Unexpected behavior in subquery or is it

llatinsky · January 19, 2017, 7:52pm

Hello. Could somebody explain the reasoning of this query working:

use tempdb
go
create TABLE Table_Test (Column_1 int)
insert Table_Test values(1),(2),(3);

create TABLE Table_Test2 (Column_2 int)

insert into Table_Test2 select 1

select*from table_test where Column_1 in (select Column_1 from Table_Test2)
select*from table_test where Column_1 in (select Column_2 from Table_Test2)
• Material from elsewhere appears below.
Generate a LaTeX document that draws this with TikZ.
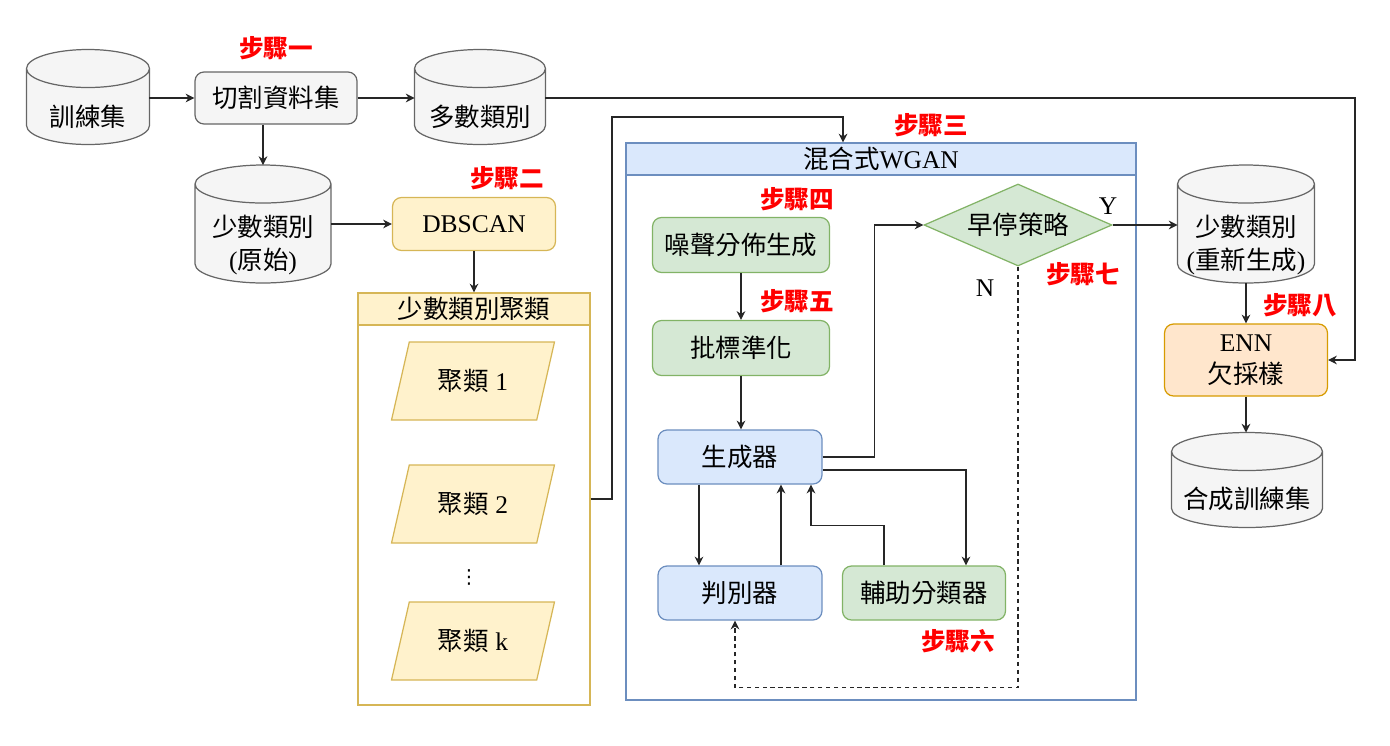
\documentclass[tikz,border=0pt]{standalone}
\usepackage{fontspec}
\setmainfont{Liberation Serif}
\newfontfamily\cjk{Noto Sans CJK TC}
\newfontfamily\dejavu{DejaVu Sans}
\usetikzlibrary{arrows.meta,shapes.geometric,positioning,calc}
\newcommand{\zh}[1]{{\cjk #1}}
\newlength{\capr}
\setlength{\capr}{0.38cm}
% cylinder outline around a named node
\newcommand{\drawcyl}[1]{%
  \draw[draw=graydraw, fill=grayfill, line width=0.7pt]
    let \p1=(#1.north west), \p2=(#1.south east), \n1={(\x2-\x1)/2} in
    (\x1,\y1-\capr) -- (\x1,\y2+\capr)
    arc[start angle=180, end angle=360, x radius=\n1, y radius=\capr]
    -- (\x2,\y1-\capr)
    arc[start angle=0, end angle=180, x radius=\n1, y radius=\capr] -- cycle
    (\x1,\y1-\capr) arc[start angle=180, end angle=360, x radius=\n1, y radius=\capr];}
\definecolor{grayfill}{HTML}{F5F5F5}
\definecolor{graydraw}{HTML}{666666}
\definecolor{yelfill}{HTML}{FFF2CC}
\definecolor{yeldraw}{HTML}{D6B656}
\definecolor{bluefill}{HTML}{DAE8FC}
\definecolor{bluedraw}{HTML}{6C8EBF}
\definecolor{grnfill}{HTML}{D5E8D4}
\definecolor{grndraw}{HTML}{82B366}
\definecolor{orgfill}{HTML}{FFE6CC}
\definecolor{orgdraw}{HTML}{D79B00}
\tikzset{
  box/.style={draw=#1draw, fill=#1fill, rounded corners=0.18cm, line width=0.7pt,
    minimum width=3.26cm, minimum height=1.08cm, align=center},
  store/.style={rectangle, inner sep=0pt, outer sep=0pt},
  storetext/.style={align=center, font=\fontsize{14.5pt}{19pt}\selectfont},
  panel/.style={draw=#1draw, fill=white, line width=0.7pt},
  panelhead/.style={draw=#1draw, fill=#1fill, line width=0.7pt, minimum height=0.64cm, inner sep=0pt},
  clusbox/.style={trapezium, trapezium left angle=72, trapezium right angle=108,
    trapezium stretches=true, draw=yeldraw, fill=yelfill, line width=0.7pt,
    minimum width=3.26cm, minimum height=1.56cm},
  decide/.style={diamond, aspect=2.3, draw=grndraw, fill=grnfill, line width=0.7pt,
    minimum width=3.76cm, minimum height=1.64cm, inner sep=0pt},
  steplabel/.style={text=red, font=\fontsize{14pt}{17pt}\selectfont\cjk\bfseries},
  arr/.style={-{Stealth[length=5pt,width=5pt]}, line width=0.7pt, draw=black!85}
}
\begin{document}
\begin{tikzpicture}[x=0.02cm, y=-0.02cm, font=\fontsize{14.5pt}{18.5pt}\selectfont]
\useasboundingbox (0,0) rectangle (1390,745);

% step 1: split the data
\node[store, minimum width=2.46cm, minimum height=1.9cm] (train) at (88,97) {};
\drawcyl{train}
\node[storetext] (train-t) at ([yshift=-0.4cm]train.center) {\zh{訓練集}};
\node[box=gray, minimum width=3.24cm, minimum height=1.04cm] (split) at (276,98) {\zh{切割資料集}};
\node[store, minimum width=2.62cm, minimum height=1.9cm] (major) at (480,97) {};
\drawcyl{major}
\node[storetext] (major-t) at ([yshift=-0.4cm]major.center) {\zh{多數類別}};
\node[store, minimum width=2.72cm, minimum height=2.36cm] (minorig) at (263,224) {};
\drawcyl{minorig}
\node[storetext] (minorig-t) at ([yshift=-0.42cm]minorig.center) {\zh{少數類別}\\(\zh{原始})};
\node[steplabel] (s1) at (276,48) {步驟一};

% step 2: clustering
\node[box=yel, minimum height=1.06cm] (dbscan) at (474,224) {DBSCAN};
\node[steplabel] (s2) at (507,178) {步驟二};
\node[panel=yel, minimum width=4.64cm, minimum height=8.24cm] (clus) at (474,499) {};
\node[panelhead=yel, minimum width=4.64cm, anchor=north] (clushead) at (clus.north) {\zh{少數類別聚類}};
\node[clusbox] (c1) at (473,381) {\zh{聚類} 1};
\node[clusbox] (c2) at (473,504) {\zh{聚類} 2};
\node[font=\dejavu\fontsize{11pt}{12pt}\selectfont] (cdots) at (469,577) {⋮};
\node[clusbox] (ck) at (473,641) {\zh{聚類} k};

% step 3-7: hybrid WGAN
\node[panel=blue, minimum width=10.2cm, minimum height=11.14cm] (wgan) at (881,421.5) {};
\node[panelhead=blue, minimum width=10.2cm, anchor=north] (wganhead) at (wgan.north) {\zh{混合式}WGAN};
\node[steplabel] (s3) at (931,125) {步驟三};
\node[box=grn, minimum width=3.54cm, minimum height=1.1cm] (noise) at (741,245) {\zh{噪聲分佈生成}};
\node[steplabel] (s4) at (797,199) {步驟四};
\node[box=grn, minimum width=3.54cm, minimum height=1.1cm] (bn) at (741,348) {\zh{批標準化}};
\node[steplabel] (s5) at (797,301) {步驟五};
\node[box=blue, minimum width=3.28cm] (gen) at (740,457) {\zh{生成器}};
\node[box=blue, minimum width=3.28cm] (disc) at (740,593) {\zh{判別器}};
\node[box=grn] (aux) at (924,593) {\zh{輔助分類器}};
\node[steplabel] (s6) at (958,641) {步驟六};
\node[decide] (stop) at (1018,225) {\zh{早停策略}};
\node[steplabel] (s7) at (1083,274) {步驟七};
\node (yes) at (1108,206) {Y};
\node (no) at (985,288) {N};

% step 8: undersampling
\node[store, minimum width=2.74cm, minimum height=2.36cm] (minnew) at (1246,224) {};
\drawcyl{minnew}
\node[storetext] (minnew-t) at ([yshift=-0.42cm]minnew.center) {\zh{少數類別}\\(\zh{重新生成})};
\node[box=org, minimum height=1.44cm] (enn) at (1246,360) {ENN\\\zh{欠採樣}};
\node[steplabel] (s8) at (1300,305) {步驟八};
\node[store, minimum width=3.02cm, minimum height=1.9cm] (syn) at (1247,480) {};
\drawcyl{syn}
\node[storetext] (syn-t) at ([yshift=-0.38cm]syn.center) {\zh{合成訓練集}};

% connectors
\coordinate (rtop) at (1355,98);
\coordinate (bend1) at (612,117);
\draw[arr] (train.east |- split.west) -- (split.west);
\draw[arr] (split.east) -- (major.west |- split.east);
\draw[arr] (major.east |- split.east) -- (rtop) |- (enn.east);
\draw[arr] (split.south -| minorig.north) -- (minorig.north);
\draw[arr] (minorig.east |- dbscan.west) -- (dbscan.west);
\draw[arr] (dbscan.south) -- (clushead.north);
\draw[arr] (clus.east) -| (bend1) -| ([xshift=-0.76cm]wganhead.north);
\draw[arr] (noise) -- (bn);
\draw[arr] (bn.south) -- (bn.south |- gen.north);
\draw[arr] (gen.east) -- ++(52,0) |- (stop.west);
\draw[arr] ([yshift=-0.26cm]gen.east) -| ([xshift=0.84cm]aux.north);
\draw[arr] ([xshift=-0.8cm]aux.north) -- ++(0,-40) -| ([xshift=1.42cm]gen.south);
\draw[arr] ([xshift=-0.82cm]gen.south) -- ([xshift=-0.82cm]disc.north);
\draw[arr] ([xshift=0.82cm]disc.north) -- ([xshift=0.82cm]gen.south);
\draw[arr, dash pattern=on 2.5pt off 2pt] (stop.south) -- ++(0,421) -| ([xshift=-0.1cm]disc.south);
\draw[arr] (stop.east) -- (minnew.west |- stop.east);
\draw[arr] (minnew.south) -- (enn.north);
\draw[arr] (enn.south) -- (enn.south |- syn.north);
\end{tikzpicture}
\end{document}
djj55 · January 19, 2017, 8:06pm

What is the problem?

llatinsky · January 19, 2017, 8:13pm

In the first select the first table's column name is used in the subquery and it acts like where column_1 = column_1
in the second query it selects only values that are present in column_2. they question was - how do I explain the validity of this behaviour in a subquery?

ScottPletcher · January 19, 2017, 9:27pm

SQL will resolve a column name to its "closest" valid table.

In this case, if Table_Test2 contains the column named, it will come from that table. If not, it will come from an upper/outer query.

The validity of SQL doing this can be seen in this query:
select*from table_test where exists(select * from Table_Test2 where Column_1 = Column_2 )

Such potential issues are why you should follow a simple rule:
ALWAYS explicitly indicate which table a column is from if it could be from more than one table:

selectfrom table_test tt where Column_1 in (select tt1.Column_1 from Table_Test2 tt2)
selectfrom table_test tt where Column_1 in (select tt2.Column_2 from Table_Test2 tt2)

Just looking at the final code in the first query will help you realize what you did wrong.

llatinsky · January 20, 2017, 1:46pm

Thank you for the explanation, Scott. I definitely understand what I did - just did not see an explanation why SQL Server does not give an invalid column name error. Is that an ANSI standard behavour tha tSQL Server resolves it to its "closest" valid table?

ScottPletcher · January 20, 2017, 6:46pm

I believe it is, yes. It's more convenient when writing SQL, at least in theory. In practice, it can of course lead to hidden bugs, as we've just seen.

llatinsky · January 20, 2017, 7:02pm

Thank you. I needed an explanation of the behavior - so it's always a correlated sub-query even if it feels we are not referring to the outer table inside of the inner select at that point

ScottPletcher · January 20, 2017, 8:07pm

Technically it doesn't have to be a correlated subquery. A subquery there could refer to the outer query, but it doesn't have to.

jeffw8713 · January 21, 2017, 3:21pm

You can think of this as a scoping issue...

The outer query cannot 'see' any columns from the inner/sub query - but the inner/sub query can 'see' all of the columns from the outer (containing) query. This is also valid through multiple levels:

SELECT {scope a}
  FROM table1
 WHERE value IN (SELECT {scope b} 
                   FROM table2
                  WHERE EXISTS (SELECT {scope c}
                                  FROM table3
                                 WHERE ...))

In the above - {scope a} has access to only columns from table1 - {scope b} has access to all columns from the outer query (table1) and its own query (table2) but cannot see anything in table3. {scope b} can see all columns from all tables since it is at the innermost level.

I also recommend that you always alias the tables - and use those aliases to reference all columns in all queries at all levels. I have seen where not using the alias caused an issue where instead of deleting the 7 rows identified in the sub-query - over 400,000 rows were deleted. All because the sub-query referenced an invalid column from the outer query and evaluated to true for those 400,000 rows.